Billy Joel’s greatest hits album — the one with “Piano Man,” “Only The Good Die Young” and approximately 50 other songs you’ve heard a million times — only covers a small portion of his appeal. The issue with greatest hits albums and hit-loaded studio albums like Joel’s “The Stranger” is that they have a way of sanding down an artist’s rougher edges.

Joel’s 1982 album “The Nylon Curtain” is my favorite album from his catalogue exactly because it showcases his idiosyncratic side. His easily-digested hits are phased out for experiments like the Broadway-esque “Goodnight Saigon” or the rock-polka mismatch of “Pressure.” 

More importantly, the worst part of Joel’s songs is almost completely absent. Most of his biggest hits are rife with head-scratchingly bad lyrics — shoutout to all zero of the world’s real-estate novelists, who are apparently doomed to the single life if “Piano Man” is to be believed. 

“The Nylon Curtain” is home to Joel’s two most introspective songs: “Laura,” whose Oedipal rage finds Joel dropping an f-bomb, and album closer “Where’s The Orchestra?” The latter song is an understated mini-masterpiece from an artist who could rarely be described with that word. There’s no reason anybody should ever get tired of listening to Joel’s greatest hits — but if they do, there’s plenty of music worth listening to just below the surface.

 

An appreciation, of sorts, of ‘We Didn’t Start The Fire’ 

By Jake Winningham, Scene Writer (jwinning@nd.edu)

I have come to bury “We Didn’t Start The Fire,” not to praise it. It is shameful that in a career full of legitimately great songs, the biggest Billboard hit Billy Joel ever had is “We Didn’t Start The Fire.” The song is a typhoon of Baby Boomer nostalgia masquerading as lyrics; the instrumental sounds like “Ride of the Valkyries” remixed for Kidz Bop. “We Didn’t Start The Fire” legitimately may be the worst pop record of all time.

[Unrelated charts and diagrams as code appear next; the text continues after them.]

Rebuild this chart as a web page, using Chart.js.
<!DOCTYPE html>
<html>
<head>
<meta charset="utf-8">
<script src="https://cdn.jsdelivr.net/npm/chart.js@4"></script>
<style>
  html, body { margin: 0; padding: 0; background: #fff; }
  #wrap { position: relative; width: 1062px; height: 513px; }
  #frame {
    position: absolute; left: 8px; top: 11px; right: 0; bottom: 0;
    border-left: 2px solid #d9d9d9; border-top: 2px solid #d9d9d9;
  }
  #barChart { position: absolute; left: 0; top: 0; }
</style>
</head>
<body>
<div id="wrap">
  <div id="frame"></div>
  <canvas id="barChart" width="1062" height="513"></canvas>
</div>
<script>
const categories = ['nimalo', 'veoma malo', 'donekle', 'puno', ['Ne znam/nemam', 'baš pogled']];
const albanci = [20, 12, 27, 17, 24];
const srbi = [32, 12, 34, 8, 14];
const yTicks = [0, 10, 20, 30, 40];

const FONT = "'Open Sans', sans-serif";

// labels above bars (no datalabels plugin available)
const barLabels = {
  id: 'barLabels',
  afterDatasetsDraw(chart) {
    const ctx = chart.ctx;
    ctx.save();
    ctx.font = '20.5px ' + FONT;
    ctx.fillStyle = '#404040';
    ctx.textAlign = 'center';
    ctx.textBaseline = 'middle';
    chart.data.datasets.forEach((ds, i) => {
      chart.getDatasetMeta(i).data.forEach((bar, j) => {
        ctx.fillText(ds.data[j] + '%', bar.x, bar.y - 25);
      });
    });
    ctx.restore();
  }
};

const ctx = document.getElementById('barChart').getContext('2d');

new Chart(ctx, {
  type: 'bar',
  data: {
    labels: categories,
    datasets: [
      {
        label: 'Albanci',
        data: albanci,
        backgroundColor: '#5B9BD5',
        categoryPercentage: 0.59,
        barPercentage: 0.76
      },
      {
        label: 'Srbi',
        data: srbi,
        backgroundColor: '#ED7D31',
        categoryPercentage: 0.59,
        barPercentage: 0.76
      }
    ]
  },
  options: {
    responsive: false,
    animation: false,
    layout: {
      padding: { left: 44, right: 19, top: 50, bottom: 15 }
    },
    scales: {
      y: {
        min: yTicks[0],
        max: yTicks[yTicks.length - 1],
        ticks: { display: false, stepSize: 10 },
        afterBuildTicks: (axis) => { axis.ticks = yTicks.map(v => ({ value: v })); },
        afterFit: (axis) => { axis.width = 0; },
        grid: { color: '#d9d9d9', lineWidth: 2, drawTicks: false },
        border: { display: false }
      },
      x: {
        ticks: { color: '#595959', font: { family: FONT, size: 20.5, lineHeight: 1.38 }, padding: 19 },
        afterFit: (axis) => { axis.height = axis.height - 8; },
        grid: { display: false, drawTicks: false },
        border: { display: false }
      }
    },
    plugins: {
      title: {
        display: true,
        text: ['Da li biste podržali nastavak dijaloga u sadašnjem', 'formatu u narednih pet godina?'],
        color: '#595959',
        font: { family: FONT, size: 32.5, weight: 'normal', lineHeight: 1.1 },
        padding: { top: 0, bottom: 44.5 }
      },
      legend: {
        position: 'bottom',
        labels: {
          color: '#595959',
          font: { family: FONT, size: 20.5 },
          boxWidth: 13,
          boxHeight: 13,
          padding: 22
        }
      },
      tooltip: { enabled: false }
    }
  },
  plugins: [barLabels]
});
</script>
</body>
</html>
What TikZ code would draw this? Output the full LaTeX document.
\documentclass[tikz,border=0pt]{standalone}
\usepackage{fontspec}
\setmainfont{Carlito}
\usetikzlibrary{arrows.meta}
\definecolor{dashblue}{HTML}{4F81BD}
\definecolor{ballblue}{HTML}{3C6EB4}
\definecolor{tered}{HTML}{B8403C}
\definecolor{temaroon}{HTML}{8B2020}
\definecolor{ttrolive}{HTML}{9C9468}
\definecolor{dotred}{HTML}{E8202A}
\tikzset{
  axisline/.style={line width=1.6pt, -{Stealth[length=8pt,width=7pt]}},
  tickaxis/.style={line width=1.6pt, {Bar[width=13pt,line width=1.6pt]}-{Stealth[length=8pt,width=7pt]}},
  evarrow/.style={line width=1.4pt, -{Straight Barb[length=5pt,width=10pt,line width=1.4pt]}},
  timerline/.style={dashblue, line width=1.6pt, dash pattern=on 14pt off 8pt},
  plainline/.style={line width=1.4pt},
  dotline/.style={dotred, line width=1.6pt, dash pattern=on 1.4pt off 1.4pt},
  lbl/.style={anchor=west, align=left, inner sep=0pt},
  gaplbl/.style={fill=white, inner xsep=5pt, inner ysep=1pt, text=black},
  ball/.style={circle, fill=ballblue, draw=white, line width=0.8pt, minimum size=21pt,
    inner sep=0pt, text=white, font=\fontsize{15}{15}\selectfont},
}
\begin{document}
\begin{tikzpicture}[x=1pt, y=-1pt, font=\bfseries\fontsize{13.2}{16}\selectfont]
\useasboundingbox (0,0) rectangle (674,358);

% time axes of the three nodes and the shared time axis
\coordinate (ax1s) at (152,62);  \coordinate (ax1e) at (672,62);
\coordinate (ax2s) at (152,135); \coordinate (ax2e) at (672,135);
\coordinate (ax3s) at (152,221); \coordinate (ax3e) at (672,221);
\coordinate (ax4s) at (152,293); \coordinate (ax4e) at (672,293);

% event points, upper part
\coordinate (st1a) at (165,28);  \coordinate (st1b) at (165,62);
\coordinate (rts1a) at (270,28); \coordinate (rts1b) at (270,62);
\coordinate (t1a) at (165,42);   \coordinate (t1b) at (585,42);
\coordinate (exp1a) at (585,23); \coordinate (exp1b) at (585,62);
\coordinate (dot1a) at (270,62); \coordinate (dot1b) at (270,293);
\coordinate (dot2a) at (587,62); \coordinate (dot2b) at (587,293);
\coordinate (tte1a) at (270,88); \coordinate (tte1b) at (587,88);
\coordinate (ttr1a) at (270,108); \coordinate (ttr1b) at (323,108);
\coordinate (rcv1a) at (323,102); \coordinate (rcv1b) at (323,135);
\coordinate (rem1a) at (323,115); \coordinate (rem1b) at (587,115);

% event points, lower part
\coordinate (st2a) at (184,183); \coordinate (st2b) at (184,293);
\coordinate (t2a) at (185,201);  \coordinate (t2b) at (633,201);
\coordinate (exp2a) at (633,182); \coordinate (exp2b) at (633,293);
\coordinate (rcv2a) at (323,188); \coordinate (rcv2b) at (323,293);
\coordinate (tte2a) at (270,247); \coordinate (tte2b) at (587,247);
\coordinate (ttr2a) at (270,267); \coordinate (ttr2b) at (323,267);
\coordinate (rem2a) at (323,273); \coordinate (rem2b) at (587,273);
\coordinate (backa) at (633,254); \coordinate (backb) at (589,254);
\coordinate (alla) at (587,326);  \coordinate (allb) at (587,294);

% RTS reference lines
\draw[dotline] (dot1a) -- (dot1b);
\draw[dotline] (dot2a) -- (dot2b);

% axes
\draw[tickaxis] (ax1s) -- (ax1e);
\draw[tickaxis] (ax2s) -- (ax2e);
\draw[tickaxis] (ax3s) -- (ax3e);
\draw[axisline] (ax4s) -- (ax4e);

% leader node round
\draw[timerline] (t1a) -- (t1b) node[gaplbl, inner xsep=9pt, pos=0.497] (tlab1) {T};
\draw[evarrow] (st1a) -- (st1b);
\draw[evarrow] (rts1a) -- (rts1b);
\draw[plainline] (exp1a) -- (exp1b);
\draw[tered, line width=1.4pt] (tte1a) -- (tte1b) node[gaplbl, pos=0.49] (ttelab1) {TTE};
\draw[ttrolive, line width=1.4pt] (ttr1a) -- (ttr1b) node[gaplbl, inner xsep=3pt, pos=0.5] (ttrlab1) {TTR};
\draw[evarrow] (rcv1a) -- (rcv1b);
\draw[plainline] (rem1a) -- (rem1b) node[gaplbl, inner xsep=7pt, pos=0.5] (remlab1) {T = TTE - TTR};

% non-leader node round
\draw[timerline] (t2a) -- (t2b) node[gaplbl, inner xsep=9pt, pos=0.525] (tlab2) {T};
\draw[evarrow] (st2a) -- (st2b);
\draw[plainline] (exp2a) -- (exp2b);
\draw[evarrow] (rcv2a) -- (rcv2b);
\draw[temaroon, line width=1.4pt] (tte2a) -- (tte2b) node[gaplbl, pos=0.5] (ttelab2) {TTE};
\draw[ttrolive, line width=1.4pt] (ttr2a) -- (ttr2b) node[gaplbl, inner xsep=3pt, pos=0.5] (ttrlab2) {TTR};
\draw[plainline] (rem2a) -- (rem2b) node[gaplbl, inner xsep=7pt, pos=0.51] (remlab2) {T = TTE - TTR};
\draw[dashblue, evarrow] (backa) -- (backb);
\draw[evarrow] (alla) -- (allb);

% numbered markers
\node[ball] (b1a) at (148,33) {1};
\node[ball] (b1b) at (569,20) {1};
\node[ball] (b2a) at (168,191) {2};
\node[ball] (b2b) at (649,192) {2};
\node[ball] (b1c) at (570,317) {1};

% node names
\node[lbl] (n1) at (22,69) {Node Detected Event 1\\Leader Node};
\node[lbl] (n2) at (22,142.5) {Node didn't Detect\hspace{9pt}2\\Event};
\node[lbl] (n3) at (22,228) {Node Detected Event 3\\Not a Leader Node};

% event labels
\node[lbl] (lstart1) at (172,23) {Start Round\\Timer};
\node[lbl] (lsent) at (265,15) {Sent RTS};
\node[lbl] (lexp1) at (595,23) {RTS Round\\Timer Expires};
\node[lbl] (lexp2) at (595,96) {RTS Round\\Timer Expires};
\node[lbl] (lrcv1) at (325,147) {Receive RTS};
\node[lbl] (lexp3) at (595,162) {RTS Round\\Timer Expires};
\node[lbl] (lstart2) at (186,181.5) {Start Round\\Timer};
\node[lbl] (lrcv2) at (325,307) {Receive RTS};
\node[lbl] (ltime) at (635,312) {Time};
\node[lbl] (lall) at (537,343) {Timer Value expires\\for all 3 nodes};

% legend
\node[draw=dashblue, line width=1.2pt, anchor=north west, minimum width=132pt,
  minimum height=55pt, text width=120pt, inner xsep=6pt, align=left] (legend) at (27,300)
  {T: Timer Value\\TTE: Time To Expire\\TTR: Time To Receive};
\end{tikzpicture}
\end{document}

Only four of the people mentioned in the song are still alive — is Joel’s invocation responsible for killing all the rest? I wouldn’t be surprised. 

“We Didn’t Start The Fire” steals the central conceit from R.E.M.’s “It’s The End Of The World As We Know It” and dumbs it down; in the process, it may have inspired Barenaked Ladies’ “One Week,” another contender for pop music WOAT. The rapid-fire litany of historical events that Joel rattles off culminates in a particularly baffling revelation. Billy is apparently fine with foreign debts, homeless vets, AIDS, crack and Bernie Goetz — but rock and roller cola wars? Well, that he cannot take anymore. 

The most painful part of all of this is that this song’s awfulness will outlive us all. When we’re gone, it’ll still burn on. And on. And on.